Historian Walter Nugent is the author of the just published book: Habits of Empire: A History of American Expansion (Knopf, 2008). He is a member of HNN's advisory board. He was interviewed by email in June. Q: America’s history is rife with institutions that were both lamentable and profitable. Did American empire-building take hold as an economic force, or do you argue that there were other equally important forces at work?

A: Economic interests certainly played a role. In what I call our first empire, the continental one by which we grew from thirteen Atlantic coast colonies all the way to the Pacific in less than seventy years, the settling of successive Wests meant economic opportunity for millions of homesteading families and others. It also involved grabbing land from Indians and others who were in the way of the settlement process. In our second, offshore empire across the Pacific and around the Caribbean, commerce was a major motive. William H. Seward, years before he bought Alaska, proclaimed that “the commerce of the world is the empire of the world.” Our third, post-1945 empire has involved globalization. But most of my book is on the first empire, where we learned the habit of empire-building. And that continental empire involved not only economic interests but ideology – Jefferson’s “empire for liberty,” the 1840’s “Manifest Destiny,” and other phrases – and certainly demography. The extraordinary fecundity of nineteenth-century frontierspeople allowed us to occupy and settle the land mass and solidify what was gained from diplomacy and conquest.

Q: In your mind, what was the most important moment in American history that cemented the notion of imperialism and empire-building in the political ethos and cultural conception of America?

A: I don’t see any one moment as decisive. The idea that we had a right, even a duty, to spread civilization and push back “savagery” is as old as the wars against the Powhatans and the Pequots. Beginning in 1782, when we acquired Transappalachia (without either conquering or, as yet, settling it), we reinforced the imperial habit with each successive acquisition. The majority of Americans, historically, have regarded that as natural and normal. Opponents there have been, to be sure, as in 1846, 1898-1900, 1968, and today, but they have seldom or only tardily prevailed.

Q: Thinking counterfactually, and given our knowledge of colonial American history, is there a viable alternative to the empire-building America that became?

A: Not likely, given attitudes toward Indians, Spaniards, Mexicans, and others along the way. The habit of empire seems to me too deeply ingrained, throughout our whole history, and too often reinforced, particularly by our relatively quick and easy capture of the continental land mass.

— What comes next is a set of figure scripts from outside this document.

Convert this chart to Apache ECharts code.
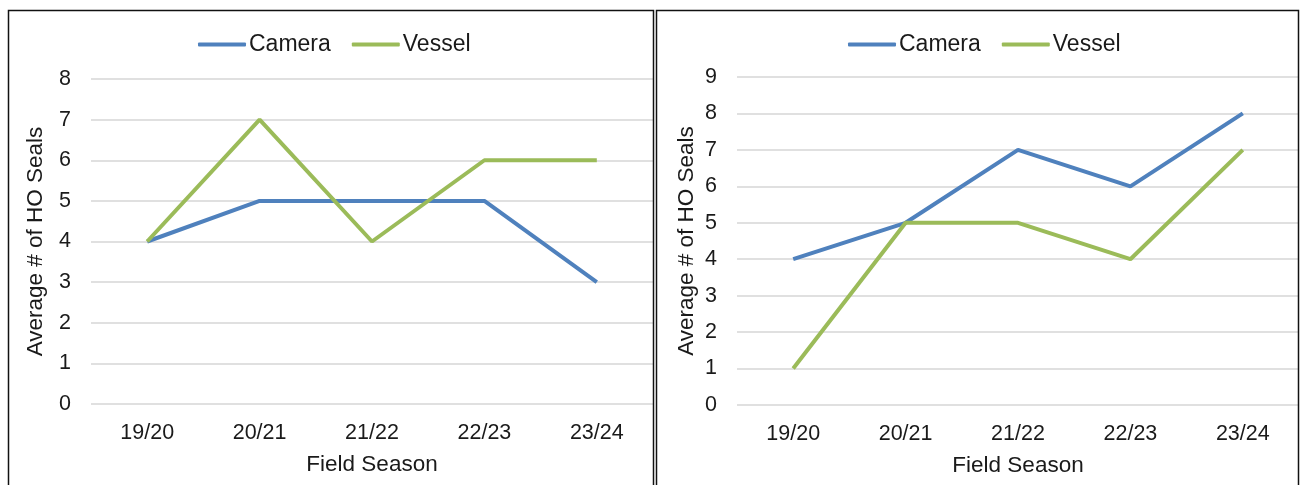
<!DOCTYPE html>
<html>
<head>
<meta charset="utf-8">
<script src="https://cdn.jsdelivr.net/npm/echarts@6/dist/echarts.min.js"></script>
<style>
  html, body { margin: 0; padding: 0; background: #fff; }
  #chart { width: 1304px; height: 485px; }
</style>
</head>
<body>
<div id="chart"></div>
<script>
// Field seasons shared by both panels
const seasons = ['19/20', '20/21', '21/22', '22/23', '23/24'];

// Left panel: average number of HO seals
const leftCamera = [4, 5, 5, 5, 3];
const leftVessel = [4, 7, 4, 6, 6];

// Right panel: average number of HO seals
const rightCamera = [4, 5, 7, 6, 8];
const rightVessel = [1, 5, 5, 4, 7];

const yMaxLeft = 8;
const yMaxRight = 9;

const FONT = '"Liberation Sans", Arial, sans-serif';
const TEXT = '#1a1a1a';
const BLUE = '#4F81BD';
const GREEN = '#9BBB59';

function xAxis(gridIndex) {
  return {
    type: 'category', gridIndex, data: seasons, boundaryGap: true,
    axisLine: { show: false }, axisTick: { show: false },
    axisLabel: { color: TEXT, fontFamily: FONT, fontSize: 21.5, margin: 18 },
    name: 'Field Season', nameLocation: 'middle', nameGap: 49,
    nameTextStyle: { color: TEXT, fontFamily: FONT, fontSize: 22.5 }
  };
}

function yAxis(gridIndex, max, gap) {
  return {
    type: 'value', gridIndex, min: 0, max, interval: 1,
    axisLine: { show: false }, axisTick: { show: false },
    axisLabel: { color: TEXT, fontFamily: FONT, fontSize: 21.5, margin: 20 },
    splitLine: { lineStyle: { color: '#d6d6d6', width: 1.5 } },
    name: 'Average # of HO Seals', nameLocation: 'middle', nameGap: gap,
    nameTextStyle: { color: TEXT, fontFamily: FONT, fontSize: 22.5 }
  };
}

function line(name, data, color, idx) {
  return {
    name, type: 'line', data, xAxisIndex: idx, yAxisIndex: idx,
    symbol: 'none', color,
    lineStyle: { color, width: 4 }
  };
}

function legend(left) {
  return {
    top: 33, left, padding: 0, itemWidth: 48, itemHeight: 4, itemGap: 21,
    icon: 'roundRect',
    data: ['Camera', 'Vessel'],
    selectedMode: false,
    textStyle: { color: TEXT, fontFamily: FONT, fontSize: 23, padding: [0, 0, 0, -2] }
  };
}

const chart = echarts.init(document.getElementById('chart'), null, { renderer: 'canvas' });
chart.setOption({
  animation: false,
  backgroundColor: '#fff',
  legend: [legend(198), legend(848)],
  grid: [
    { left: 91, top: 79, width: 562, bottom: 81 },
    { left: 737, top: 77, width: 562, bottom: 80 }
  ],
  xAxis: [xAxis(0), xAxis(1)],
  yAxis: [yAxis(0, yMaxLeft, 44), yAxis(1, yMaxRight, 39)],
  series: [
    line('Camera', leftCamera, BLUE, 0),
    line('Vessel', leftVessel, GREEN, 0),
    line('Camera', rightCamera, BLUE, 1),
    line('Vessel', rightVessel, GREEN, 1)
  ],
  graphic: [
    { type: 'rect', z: 100, shape: { x: 8.5, y: 10.5, width: 645, height: 500 },
      style: { fill: 'none', stroke: '#111', lineWidth: 1.5 } },
    { type: 'rect', z: 100, shape: { x: 656.5, y: 10.5, width: 642, height: 500 },
      style: { fill: 'none', stroke: '#111', lineWidth: 1.5 } }
  ]
});
</script>
</body>
</html>
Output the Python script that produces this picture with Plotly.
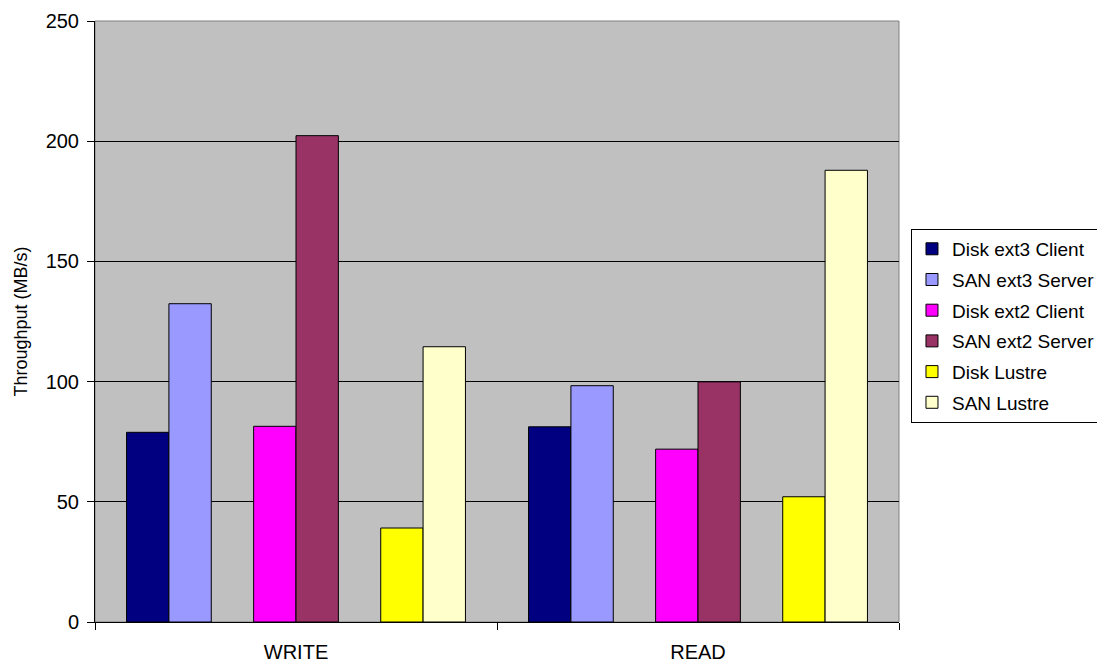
import plotly.graph_objects as go

categories = ["WRITE", "READ"]
series_names = ["Disk ext3 Client", "SAN ext3 Server", "Disk ext2 Client",
                "SAN ext2 Server", "Disk Lustre", "SAN Lustre"]
disk_ext3_client = [78.9, 81.2]
san_ext3_server = [132.4, 98.3]
disk_ext2_client = [81.4, 71.9]
san_ext2_server = [202.3, 99.9]
disk_lustre = [39.1, 52.1]
san_lustre = [114.5, 187.9]
y_ticks = [0, 50, 100, 150, 200, 250]

series_values = [disk_ext3_client, san_ext3_server, disk_ext2_client,
                 san_ext2_server, disk_lustre, san_lustre]
colors = ["#000080", "#9999FF", "#FF00FF", "#993366", "#FFFF00", "#FFFFCC"]
# 8 slots per category (two empty spacer slots), Excel-like gap
slots = [0, 1, 3, 4, 6, 7]
bargap = 0.157
bw = (1 - bargap) / 8
start = -(1 - bargap) / 2

FONT = "Arial, Liberation Sans, sans-serif"

fig = go.Figure()
for name, vals, col, slot in zip(series_names, series_values, colors, slots):
    fig.add_trace(go.Bar(
        name=name, x=categories, y=vals,
        width=bw, offset=start + slot * bw,
        marker=dict(color=col, line=dict(color="#000000", width=1)),
        legendgroup=name,
    ))

# page body has an 8px margin, so the figure is sized/offset to compensate
fig.update_layout(
    width=1097, height=658,
    margin=dict(l=87, r=206, t=13, b=44, pad=0, autoexpand=False),
    paper_bgcolor="white", plot_bgcolor="#C0C0C0",
    barmode="overlay",
    font=dict(family=FONT, size=20, color="black"),
    showlegend=True,
    legend=dict(
        x=1.0149, y=0.654, xanchor="left", yanchor="top",
        bgcolor="white", bordercolor="black", borderwidth=1,
        font=dict(family=FONT, size=19, color="black"),
        tracegroupgap=3, itemwidth=30,
    ),
    xaxis=dict(
        type="category", categoryorder="array", categoryarray=categories,
        showline=True, linecolor="black", linewidth=1, automargin=False,
        ticks="outside", tickson="boundaries", ticklen=7, tickcolor="black",
        ticklabelstandoff=12,
        tickfont=dict(family=FONT, size=20, color="black"),
        showgrid=False, range=[-0.5, 1.5],
    ),
    yaxis=dict(
        range=[0, 250], tickvals=y_ticks, ticktext=[str(v) for v in y_ticks],
        showline=True, linecolor="black", linewidth=1, automargin=False,
        ticks="outside", ticklen=7, tickcolor="black", ticklabelstandoff=4,
        showgrid=True, gridcolor="black", gridwidth=1, zeroline=False,
        tickfont=dict(family=FONT, size=20, color="black"),
        title=dict(text="Throughput (MB/s)", font=dict(family=FONT, size=18, color="black"), standoff=13),
    ),
    shapes=[dict(type="rect", xref="paper", yref="paper", x0=0, x1=1, y0=0, y1=1,
                 line=dict(color="#808080", width=1), layer="below")],
)

fig.write_html("out.html")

Q: When one thinks of empires and their sequel, great collapses, clashes of civilization or prudent contraction all come to mind as the “historical next step.” This is outside your role as a historian, but how much confidence do you have in America’s habits and what they might mean for us (as Americans) in the 21st century?

A: I suspect that the habit is still with us, and strongly. We have lived for over two centuries with the contradiction in Jefferson’s phrase, “empire for liberty.” We have had the forms and the rhetoric of a republic but have very often behaved imperially, i.e. imposing our view of things on others, benignly or forcefully, whether they wanted it or not. We’ve been warned about “imperial overreach” but done little to heed the warning. We don’t like to think of ourselves as an empire, because (as Gibbon taught us), empires decline and fall, and we don’t want to contemplate that. We prefer to think of ourselves as a people of frontiers – because frontiers can (in theory) go on indefinitely.

Q: What was your intention in writing the book?

A: At the outset I wanted to tie together the territorial acquisitions (traditionally the domain of diplomatic historians) with the settlement process (traditionally done by Western historians), which seem to me to be two sides of one historical coin. Further, I wanted to write a continuous narrative of all of the U.S. acquisitions, not just one or a few. And I wanted to do it with empathy for the positions of those who gave up the territory: the Indians, the Spanish, the Mexicans, especially, and after 1850, the Hawaiians, Samoans, Filipinos, and others. To get the “other sides,” I read Spanish, Mexican, and other documents and monographs. I had expected to stop with the conquest of the Southwest and the 1848 treaty with Mexico, but of course we kept on going, at first territorially, and later (and nowadays) through economic, political, and military power. Each acquisition, for me, became an episode in a continuous story, and together they comprise the historical foundation of where we now are.